Cost Per Placement Calculator
Understanding how to calculate the cost per placement (CPP) is essential for optimizing marketing budgets and ensuring efficient spending. This guide provides comprehensive insights into the concept, formulas, and practical examples to help businesses make informed decisions.
What is Cost Per Placement?
Definition: Cost per placement refers to the average amount spent to secure an individual advertisement or offering in a specific location or medium. It's a critical metric used by businesses and marketers to measure the efficiency of their marketing spend.
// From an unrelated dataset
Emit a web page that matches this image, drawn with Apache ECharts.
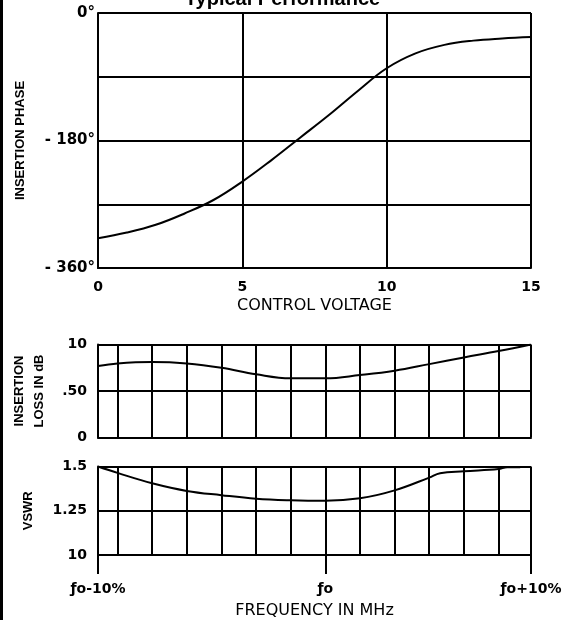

For example, if you spend $2,000 on a campaign with 20 placements, your CPP would be $100 per placement. This helps advertisers understand whether they're getting value for their money and identify opportunities for optimization.
The Cost Per Placement Formula
The following equation is used to calculate the Cost Per Placement:
\[ CPP = \frac{TB}{#Placements} \]
Where:
- CPP: Cost Per Placement
- TB: Total Budget Spent
- #Placements: Number of Placements
Example Problem
Let's break down an example to illustrate how the formula works.
- Determine the total number of placements: In this example, there were 20 placements across various advertising channels.
- Determine the total budget: This campaign cost $2,000 overall.
- Calculate the cost per placement using the formula:
\[ CPP = \frac{2000}{20} = 100 \, \text{$/placement} \]
So, the cost per placement is $100.
Practical Uses of Cost Per Placement
1. Optimizing Marketing Spend
By calculating the CPP, businesses can identify which campaigns or platforms are delivering the best results relative to their costs. For instance, if one platform has a much higher CPP than another but delivers similar results, it might be worth reallocating the budget.
2. Improving ROI
Understanding CPP allows businesses to make data-driven decisions about where to allocate resources. If certain placements consistently underperform, reducing or eliminating them can improve overall return on investment (ROI).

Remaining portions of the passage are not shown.